Experts from practically every scientific field have visited the valley of protests,  while  the regulatory body, AERB has been monitoring the processes at the reactor at every stage. Now, AERB  has to certify that the closure of the reactor pressure  vessel  can be effected,  enabling the power plant to move into the next stage, which is that of attaining  criticality (starting the  fission chain reaction for the first time in the reactor) . Once this stage  is  reached,  then the 1000 MW reactor would start generating electricity This would be the first of the two reactors, both with the  potential  to  generate 1000 MW each, for the next forty years.  

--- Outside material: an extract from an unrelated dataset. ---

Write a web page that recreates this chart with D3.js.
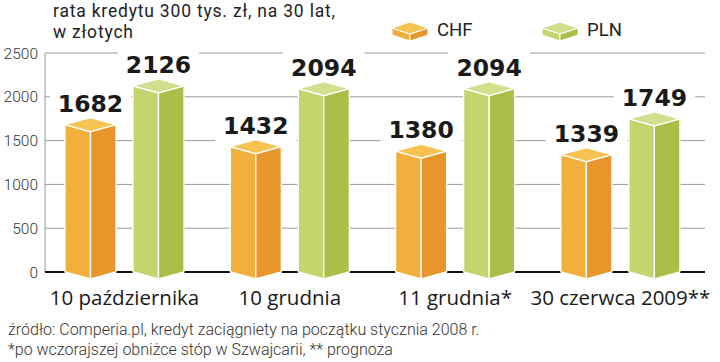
<!DOCTYPE html>
<html><head><meta charset="utf-8">
<script src="https://cdn.jsdelivr.net/npm/d3@7"></script>
<style>body{margin:0;background:#fff}svg{display:block}</style>
</head><body>
<svg id="c" width="720" height="362"></svg>
<script>
const categories = ["10 października", "10 grudnia", "11 grudnia*", "30 czerwca 2009**"];
const seriesNames = ["CHF", "PLN"];
const chfValues = [1682, 1432, 1380, 1339];
const plnValues = [2126, 2094, 2094, 1749];
const yTicks = [0, 500, 1000, 1500, 2000, 2500];
const titleLines = ["rata kredytu 300 tys. zł, na 30 lat,", "w złotych"];
const footerLines = ["źródło: Comperia.pl, kredyt zaciągniety na początku stycznia 2008 r.", "*po wczorajszej obniżce stóp w Szwajcarii, ** prognoza"];

const colors = {
  CHF: {top: "#F6C353", left: "#F2AF3D", right: "#E8952B"},
  PLN: {top: "#D3DF8C", left: "#C4D56E", right: "#A9BF47"}
};

const svg = d3.select("#c");
const y = d3.scaleLinear().domain([0, 2500]).range([272, 53]);
const x0 = d3.scaleBand().domain(categories).range([65, 65 + 4 * 165.3]).paddingInner(0);
const x1 = d3.scaleBand().domain(seriesNames).range([0, 119]).paddingInner(0.25);
const D = 7;
const gridX0 = 45, gridX1 = 705;

// title
svg.append("g").selectAll("text").data(titleLines).join("text")
  .attr("x", 53).attr("y", (d, i) => 17 + i * 21)
  .attr("font-family", "Roboto, sans-serif").attr("font-size", 17.5).attr("letter-spacing", 0.8).attr("fill", "#222")
  .text(d => d);

// gridlines
svg.append("g").selectAll("line").data(yTicks.filter(t => t > 0)).join("line")
  .attr("x1", gridX0).attr("x2", gridX1).attr("y1", d => y(d)).attr("y2", d => y(d))
  .attr("stroke", "#9a9a9a").attr("stroke-width", 1);
// y axis line
svg.append("line").attr("x1", gridX0).attr("x2", gridX0).attr("y1", y(2500)).attr("y2", y(0))
  .attr("stroke", "#9a9a9a").attr("stroke-width", 1);
// tick labels
svg.append("g").selectAll("text").data(yTicks).join("text")
  .attr("x", 38).attr("y", d => y(d) + 5.5).attr("text-anchor", "end")
  .attr("font-family", "Roboto, sans-serif").attr("font-weight", 300).attr("font-size", 15.5).attr("fill", "#333")
  .text(d => d);
// baseline
svg.append("line").attr("x1", gridX0).attr("x2", gridX1).attr("y1", y(0)).attr("y2", y(0))
  .attr("stroke", "#111").attr("stroke-width", 2);

const bars = [];
categories.forEach((c, i) => {
  bars.push({cat: c, s: "CHF", v: chfValues[i]});
  bars.push({cat: c, s: "PLN", v: plnValues[i]});
});

const labelFont = "'DejaVu Sans', sans-serif";
const lbg = svg.append("g");
const barsG = svg.append("g");
const labG = svg.append("g");

bars.forEach(b => {
  const L = x0(b.cat) + x1(b.s);
  const w = x1.bandwidth();
  const R = L + w, c = L + w / 2;
  const yt = y(b.v), yb = y(0);
  const col = colors[b.s];
  const g = barsG.append("g").attr("stroke", "#fff").attr("stroke-width", 1.3).attr("stroke-linejoin", "round");
  g.append("polygon").attr("points", [[L, yt], [c, yt + D], [c, yb + D], [L, yb]].join(" ")).attr("fill", col.left);
  g.append("polygon").attr("points", [[c, yt + D], [R, yt], [R, yb], [c, yb + D]].join(" ")).attr("fill", col.right);
  g.append("polygon").attr("points", [[L, yt], [c, yt - D], [R, yt], [c, yt + D]].join(" ")).attr("fill", col.top);

  const t = labG.append("text").attr("x", c).attr("y", yt - 13).attr("text-anchor", "middle")
    .attr("font-family", labelFont).attr("font-weight", "bold").attr("font-size", 23.5).attr("fill", "#1a1a1a")
    .text(b.v);
  const bb = t.node().getBBox();
  lbg.append("rect").attr("x", bb.x - 8).attr("y", bb.y - 2).attr("width", bb.width + 16).attr("height", bb.height + 4).attr("fill", "#fff");
});

// category labels
svg.append("g").selectAll("text").data(categories).join("text")
  .attr("x", d => x0(d) + 59.5).attr("y", 305).attr("text-anchor", "middle")
  .attr("font-family", "'Open Sans', sans-serif").attr("font-size", 20.5).attr("fill", "#1a1a1a")
  .text(d => d);

// legend
const legX = [392, 542];
seriesNames.forEach((s, i) => {
  const L = legX[i], w = 36, c = L + w / 2, R = L + w;
  const yt = 28, d = 6, h = 7;
  const col = colors[s];
  const g = svg.append("g").attr("stroke", "#fff").attr("stroke-width", 1).attr("stroke-linejoin", "round");
  g.append("polygon").attr("points", [[L, yt], [c, yt + d], [c, yt + d + h], [L, yt + h]].join(" ")).attr("fill", col.left);
  g.append("polygon").attr("points", [[c, yt + d], [R, yt], [R, yt + h], [c, yt + d + h]].join(" ")).attr("fill", col.right);
  g.append("polygon").attr("points", [[L, yt], [c, yt - d], [R, yt], [c, yt + d]].join(" ")).attr("fill", col.top);
  svg.append("text").attr("x", L + 45).attr("y", 36)
    .attr("font-family", "Roboto, sans-serif").attr("font-size", 18.5).attr("fill", "#222").text(s);
});

// footer
svg.append("g").selectAll("text").data(footerLines).join("text")
  .attr("x", 8).attr("y", (d, i) => 335 + i * 20)
  .attr("font-family", "Roboto, sans-serif").attr("font-weight", 300).attr("font-size", 16).attr("fill", "#333")
  .text(d => d);
</script>
</body></html>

Experts say that when fully functional,  the two units  are capable of meeting the  power needs of 40 million homes in Tamil Nadu, Puducherry, Kerala and Karnataka.  Currently, Chennai city undergoes  a one hour power cut, but the distress is far more severe in the  districts.

After all, the KKNP   has had a fatiguingly long gestation period, and everything  from politics to protest by locals has come in the way of commissioning the reactors.  The agreement to set up the plant with two reactors was signed in  1988 between India and the then USSR.  But  then USSR broke up  in 1991. Additionally, USA raised objections to the proposal, saying it did not meet the terms and conditions of the 1992 Nuclear Suppliers Group.  Finally, construction  work commenced in 2001.

However, anti-nuclear activists  lead by SP Uday Kumar of PMANE ramped up their protest, after the March 2011 Fukushima nuclear plant disaster, which saw radioactive leaks , following the tsunami which struck the area. There was no loss of life, or  any instance of radiation induced  sickness, but a large number of people were displaced.   The protestors  in Idinthakarai near Kudankulam  have been demanding the closure of the plant , saying the official machinery is ill equipped to handle large scale evacuation in an emergency.  PMANE has also claimed that civil society was not consulted on the project.

In September 2011, the state government  passed a resolution asking the Centre to stop the work on KKNP, until  people 's apprehensions were allayed. A state experts panel and a central experts group, appointed by the  Department of Atomic Energy  undertook a thorough study and  also held extensive talks with the activists, after which they  gave a clean chit to the KKNP project.

 Based on the findings of this panel , in March this year the state government announced that the start up work on the nuclear plant would commence.  Chief Minister J Jayalalithaa also announced  a Rs 500 crore development assistance package  for   the area. The packag envisages a cold storage and  boat repair facilities, educational institutions, better roads and other infrastructure,  all aimed at improving the quality of life of the people.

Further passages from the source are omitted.